A veces, las leyes no nacen en despachos ni escritorios, sino en la calle. La ley que protege a los glaciares fue una de ellas. Se conquistó con marchas, acampes, escraches y una presión ciudadana que obligó al Congreso argentino, hace casi quince años, a escuchar un reclamo que no admitía más espera: frenar la destrucción de nuestras fuentes de agua dulce.

La importancia de esta ley

Los glaciares no son solo un paisaje que aparece en las postales del sur argentino. Son mucho más que eso. Son reservas naturales de agua dulce. Son la fuente de los ríos que abastecen a millones de personas. Son reguladores climáticos. Y, sobre todo, son frágiles: si se destruyen, no hay forma de volver atrás.

En 2018, el Estado argentino completó su Inventario Nacional de Glaciares: se identificaron casi 17.000 cuerpos de hielo, distribuidos en doce provincias. No sólo están los glaciares tradicionales, sino también aquellos que están bajo capas de escombros o en suelos congelados —el llamado ambiente periglacial—. Todos cumplen un rol vital en el ciclo del agua. Y todos están en peligro si esta ley se modifica.

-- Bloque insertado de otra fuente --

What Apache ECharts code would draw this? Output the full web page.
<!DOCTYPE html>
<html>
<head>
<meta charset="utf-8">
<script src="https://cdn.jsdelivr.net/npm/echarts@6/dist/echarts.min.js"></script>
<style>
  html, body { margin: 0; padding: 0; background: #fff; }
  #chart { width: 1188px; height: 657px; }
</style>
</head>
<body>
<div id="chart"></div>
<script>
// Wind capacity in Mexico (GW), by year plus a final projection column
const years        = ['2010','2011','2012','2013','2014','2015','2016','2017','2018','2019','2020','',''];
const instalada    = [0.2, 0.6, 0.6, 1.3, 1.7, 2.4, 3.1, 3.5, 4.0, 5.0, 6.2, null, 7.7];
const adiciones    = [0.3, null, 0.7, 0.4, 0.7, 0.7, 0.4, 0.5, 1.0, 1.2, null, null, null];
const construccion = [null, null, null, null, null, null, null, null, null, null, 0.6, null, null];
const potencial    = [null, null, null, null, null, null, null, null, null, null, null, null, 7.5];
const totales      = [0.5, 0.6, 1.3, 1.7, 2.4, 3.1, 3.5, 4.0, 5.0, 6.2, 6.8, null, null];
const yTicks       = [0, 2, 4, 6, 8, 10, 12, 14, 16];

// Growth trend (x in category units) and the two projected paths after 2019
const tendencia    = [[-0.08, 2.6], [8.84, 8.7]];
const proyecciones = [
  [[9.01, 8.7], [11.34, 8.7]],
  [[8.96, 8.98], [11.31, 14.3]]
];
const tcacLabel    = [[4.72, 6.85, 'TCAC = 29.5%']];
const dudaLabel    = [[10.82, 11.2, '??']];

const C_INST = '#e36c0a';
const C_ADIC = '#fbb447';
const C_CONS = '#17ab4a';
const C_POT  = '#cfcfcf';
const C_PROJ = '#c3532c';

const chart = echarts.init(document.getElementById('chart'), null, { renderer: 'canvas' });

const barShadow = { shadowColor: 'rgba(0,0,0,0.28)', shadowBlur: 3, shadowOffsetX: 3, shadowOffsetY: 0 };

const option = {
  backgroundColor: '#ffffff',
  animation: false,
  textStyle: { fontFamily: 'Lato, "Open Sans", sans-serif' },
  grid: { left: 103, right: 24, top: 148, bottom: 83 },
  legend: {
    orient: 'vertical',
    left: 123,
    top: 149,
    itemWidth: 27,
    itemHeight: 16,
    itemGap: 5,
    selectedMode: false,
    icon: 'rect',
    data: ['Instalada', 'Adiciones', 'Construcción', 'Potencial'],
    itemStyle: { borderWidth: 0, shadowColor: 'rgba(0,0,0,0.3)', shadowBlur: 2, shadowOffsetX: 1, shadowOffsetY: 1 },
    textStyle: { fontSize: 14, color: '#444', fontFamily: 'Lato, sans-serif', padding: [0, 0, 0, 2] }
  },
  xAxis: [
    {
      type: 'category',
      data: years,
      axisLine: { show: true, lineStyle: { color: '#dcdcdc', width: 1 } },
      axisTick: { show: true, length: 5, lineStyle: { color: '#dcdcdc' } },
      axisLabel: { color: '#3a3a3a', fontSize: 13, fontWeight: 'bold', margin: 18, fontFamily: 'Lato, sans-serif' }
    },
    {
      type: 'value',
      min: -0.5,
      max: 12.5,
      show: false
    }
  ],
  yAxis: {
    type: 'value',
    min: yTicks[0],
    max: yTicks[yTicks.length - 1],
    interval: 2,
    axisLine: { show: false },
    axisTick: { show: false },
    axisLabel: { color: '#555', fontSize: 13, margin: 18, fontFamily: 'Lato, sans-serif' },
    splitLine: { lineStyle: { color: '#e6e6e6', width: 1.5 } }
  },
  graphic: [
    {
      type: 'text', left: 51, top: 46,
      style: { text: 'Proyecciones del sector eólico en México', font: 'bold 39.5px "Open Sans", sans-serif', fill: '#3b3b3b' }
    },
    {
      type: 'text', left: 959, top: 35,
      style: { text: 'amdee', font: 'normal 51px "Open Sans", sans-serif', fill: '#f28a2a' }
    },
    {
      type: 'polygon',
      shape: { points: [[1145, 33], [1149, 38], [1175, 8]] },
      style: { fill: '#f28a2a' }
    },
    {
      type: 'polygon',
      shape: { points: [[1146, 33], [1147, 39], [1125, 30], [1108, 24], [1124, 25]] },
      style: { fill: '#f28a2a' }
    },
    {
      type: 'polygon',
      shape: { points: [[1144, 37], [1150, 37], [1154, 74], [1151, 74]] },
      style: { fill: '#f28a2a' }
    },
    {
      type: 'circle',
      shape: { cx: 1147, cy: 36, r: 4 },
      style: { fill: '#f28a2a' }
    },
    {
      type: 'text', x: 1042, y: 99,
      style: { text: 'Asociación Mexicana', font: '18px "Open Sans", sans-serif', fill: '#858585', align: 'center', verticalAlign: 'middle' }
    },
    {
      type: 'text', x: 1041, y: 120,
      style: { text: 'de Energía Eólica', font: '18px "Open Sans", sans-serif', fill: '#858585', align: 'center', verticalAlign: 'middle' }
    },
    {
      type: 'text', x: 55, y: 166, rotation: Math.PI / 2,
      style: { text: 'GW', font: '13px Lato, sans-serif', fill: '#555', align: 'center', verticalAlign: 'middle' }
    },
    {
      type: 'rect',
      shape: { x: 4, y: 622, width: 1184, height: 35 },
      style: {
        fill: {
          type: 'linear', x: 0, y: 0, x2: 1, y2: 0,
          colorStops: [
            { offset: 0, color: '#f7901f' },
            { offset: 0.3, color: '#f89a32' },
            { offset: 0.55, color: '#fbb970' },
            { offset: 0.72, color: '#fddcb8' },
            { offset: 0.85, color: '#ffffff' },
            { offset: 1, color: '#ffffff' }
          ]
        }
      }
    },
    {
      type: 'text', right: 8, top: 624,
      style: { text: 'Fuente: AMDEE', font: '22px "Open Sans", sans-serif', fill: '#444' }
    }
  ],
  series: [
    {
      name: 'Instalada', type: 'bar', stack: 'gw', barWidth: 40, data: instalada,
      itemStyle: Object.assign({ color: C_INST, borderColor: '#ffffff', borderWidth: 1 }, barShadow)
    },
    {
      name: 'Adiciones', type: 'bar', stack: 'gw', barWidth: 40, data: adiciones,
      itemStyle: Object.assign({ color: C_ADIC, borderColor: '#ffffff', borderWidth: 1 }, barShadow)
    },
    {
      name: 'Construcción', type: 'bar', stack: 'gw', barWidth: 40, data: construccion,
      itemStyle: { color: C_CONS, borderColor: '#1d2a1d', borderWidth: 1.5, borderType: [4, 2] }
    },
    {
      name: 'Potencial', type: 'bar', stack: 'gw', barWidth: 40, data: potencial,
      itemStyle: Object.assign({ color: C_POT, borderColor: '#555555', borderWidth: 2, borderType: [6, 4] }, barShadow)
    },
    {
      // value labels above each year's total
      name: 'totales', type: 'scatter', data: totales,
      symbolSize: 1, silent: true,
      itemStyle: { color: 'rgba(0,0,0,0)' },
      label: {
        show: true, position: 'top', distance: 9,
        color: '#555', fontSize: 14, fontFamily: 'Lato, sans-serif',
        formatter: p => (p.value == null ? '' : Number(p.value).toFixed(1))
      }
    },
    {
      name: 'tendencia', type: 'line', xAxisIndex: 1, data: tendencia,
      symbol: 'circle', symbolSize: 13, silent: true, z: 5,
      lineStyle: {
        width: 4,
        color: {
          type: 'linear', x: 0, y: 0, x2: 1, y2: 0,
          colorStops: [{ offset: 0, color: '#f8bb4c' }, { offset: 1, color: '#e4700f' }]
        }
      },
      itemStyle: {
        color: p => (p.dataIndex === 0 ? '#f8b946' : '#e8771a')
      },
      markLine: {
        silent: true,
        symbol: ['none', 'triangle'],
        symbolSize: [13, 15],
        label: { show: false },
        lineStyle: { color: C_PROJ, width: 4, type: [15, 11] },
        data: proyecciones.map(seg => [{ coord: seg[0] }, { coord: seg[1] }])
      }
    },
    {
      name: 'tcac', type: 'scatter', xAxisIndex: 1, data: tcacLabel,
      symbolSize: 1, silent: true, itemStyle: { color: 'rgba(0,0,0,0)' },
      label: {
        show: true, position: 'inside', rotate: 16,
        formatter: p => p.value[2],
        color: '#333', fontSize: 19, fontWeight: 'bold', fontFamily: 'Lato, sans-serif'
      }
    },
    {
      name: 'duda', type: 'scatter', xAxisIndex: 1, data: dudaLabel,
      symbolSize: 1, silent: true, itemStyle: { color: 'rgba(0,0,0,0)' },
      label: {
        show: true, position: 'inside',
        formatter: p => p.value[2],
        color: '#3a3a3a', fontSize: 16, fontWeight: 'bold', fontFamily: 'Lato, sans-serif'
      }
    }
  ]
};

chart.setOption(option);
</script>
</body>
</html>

Un paso atrás en plena crisis climática

El mundo entero está viendo cómo retroceden estos gigantes de hielo. Argentina, que fue pionera en protegerlos, hoy podría retroceder.

Permitir que la minería avance sobre glaciares es jugar con fuego. Significa más riesgo de derrames tóxicos, más sequías, menos agua para producir alimentos, menos capacidad de adaptarnos al cambio climático. ¿Vale la pena poner en juego todo eso?

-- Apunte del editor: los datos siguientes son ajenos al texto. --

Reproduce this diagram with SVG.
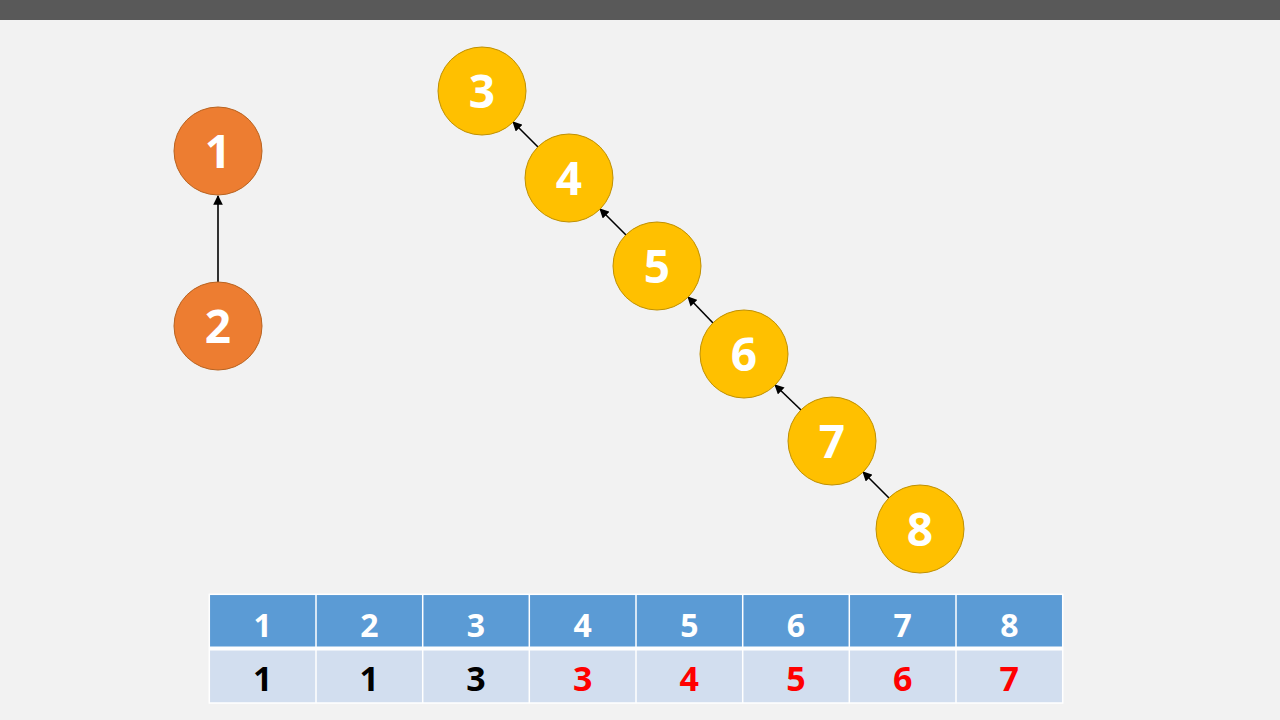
<svg xmlns="http://www.w3.org/2000/svg" width="1280" height="720" viewBox="0 0 1280 720">
<style>
.bg{fill:#F2F2F2}
.orange{fill:#ED7D31;stroke:#B8621F;stroke-width:1}
.gold{fill:#FFC000;stroke:#BF9000;stroke-width:1}
.nt{font-family:"Open Sans","Noto Sans",sans-serif;font-weight:bold;font-size:46px;fill:#FFFFFF;text-anchor:middle}
.edge{stroke:#000;stroke-width:1.6;fill:none;marker-end:url(#ah)}
.hd{fill:#5B9BD5}
.rw{fill:#D2DEEF}
.grid{stroke:#FFFFFF;stroke-width:1.5;fill:none}
.ht{font-family:"Open Sans","Noto Sans",sans-serif;font-weight:bold;font-size:32px;fill:#FFFFFF;text-anchor:middle}
.rt{font-family:"Open Sans","Noto Sans",sans-serif;font-weight:bold;font-size:34px;fill:#000;text-anchor:middle}
.red{fill:#FF0000}
</style>
<defs>
<marker id="ah" viewBox="0 0 10 10" refX="9" refY="5" markerWidth="6" markerHeight="6" orient="auto" markerUnits="strokeWidth">
<path d="M0,0 L10,5 L0,10 z" fill="#000"/>
</marker>
</defs>
<rect class="bg" x="0" y="0" width="1280" height="720"/>
<rect x="0" y="0" width="1280" height="20" fill="#595959"/>

<g id="connectors">
<line class="edge" x1="218" y1="282" x2="218" y2="196"/>
<line class="edge" x1="538" y1="147" x2="513" y2="122"/>
<line class="edge" x1="626" y1="235" x2="600" y2="209"/>
<line class="edge" x1="713" y1="323" x2="688" y2="297"/>
<line class="edge" x1="801" y1="410" x2="775" y2="385"/>
<line class="edge" x1="889" y1="498" x2="863" y2="472"/>
</g>

<g id="node1"><circle class="orange" cx="218" cy="151" r="44"/><text class="nt" x="218" y="168">1</text></g>
<g id="node2"><circle class="orange" cx="218" cy="326" r="44"/><text class="nt" x="218" y="343">2</text></g>
<g id="node3"><circle class="gold" cx="482" cy="91" r="44"/><text class="nt" x="482" y="108">3</text></g>
<g id="node4"><circle class="gold" cx="569" cy="178" r="44"/><text class="nt" x="569" y="195">4</text></g>
<g id="node5"><circle class="gold" cx="657" cy="266" r="44"/><text class="nt" x="657" y="283">5</text></g>
<g id="node6"><circle class="gold" cx="744" cy="354" r="44"/><text class="nt" x="744" y="371">6</text></g>
<g id="node7"><circle class="gold" cx="832" cy="441" r="44"/><text class="nt" x="832" y="458">7</text></g>
<g id="node8"><circle class="gold" cx="920" cy="529" r="44"/><text class="nt" x="920" y="546">8</text></g>

<g id="table">
<rect class="hd" x="209.3" y="594.3" width="853.4" height="54"/>
<rect class="rw" x="209.3" y="648.3" width="853.4" height="54.7"/>
<line x1="209.3" y1="648.5" x2="1062.7" y2="648.5" stroke="#FFFFFF" stroke-width="4"/>
<g class="grid">
<rect x="209.3" y="594.3" width="853.4" height="108.7"/>
<line x1="316" y1="594.3" x2="316" y2="703"/>
<line x1="422.7" y1="594.3" x2="422.7" y2="703"/>
<line x1="529.3" y1="594.3" x2="529.3" y2="703"/>
<line x1="636" y1="594.3" x2="636" y2="703"/>
<line x1="742.7" y1="594.3" x2="742.7" y2="703"/>
<line x1="849.3" y1="594.3" x2="849.3" y2="703"/>
<line x1="956" y1="594.3" x2="956" y2="703"/>
</g>
<text class="ht" x="262.7" y="636.5">1</text>
<text class="ht" x="369.3" y="636.5">2</text>
<text class="ht" x="476" y="636.5">3</text>
<text class="ht" x="582.7" y="636.5">4</text>
<text class="ht" x="689.3" y="636.5">5</text>
<text class="ht" x="796" y="636.5">6</text>
<text class="ht" x="902.7" y="636.5">7</text>
<text class="ht" x="1009.3" y="636.5">8</text>
<text class="rt" x="262.7" y="691">1</text>
<text class="rt" x="369.3" y="691">1</text>
<text class="rt" x="476" y="691">3</text>
<text class="rt red" x="582.7" y="691">3</text>
<text class="rt red" x="689.3" y="691">4</text>
<text class="rt red" x="796" y="691">5</text>
<text class="rt red" x="902.7" y="691">6</text>
<text class="rt red" x="1009.3" y="691">7</text>
</g>
</svg>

No se trata solo de una ley

La Ley de Glaciares no fue un favor: fue una conquista. Costó años de organización, campañas de Greenpeace, apoyo de científicos, el respaldo de miles de personas. Sirvió para frenar al menos 44 proyectos mineros que amenazaban zonas sensibles. Y todavía quedan causas abiertas, como las que involucran a la minera Barrick Gold y su historial de contaminación.

Modificarla ahora, sin debate y por decreto, sería una traición a todo ese esfuerzo colectivo. Y, sobre todo, sería una amenaza real para millones de personas que dependen del agua que nace en esas montañas.

Greenpeace lo dice con claridad: proteger los glaciares es proteger la vida. No podemos permitir que se flexibilice la ley para que unos pocos hagan negocios mientras el resto pierde acceso al agua. Porque el agua no se negocia. Y porque un país que destruye sus glaciares, se destruye a sí mismo.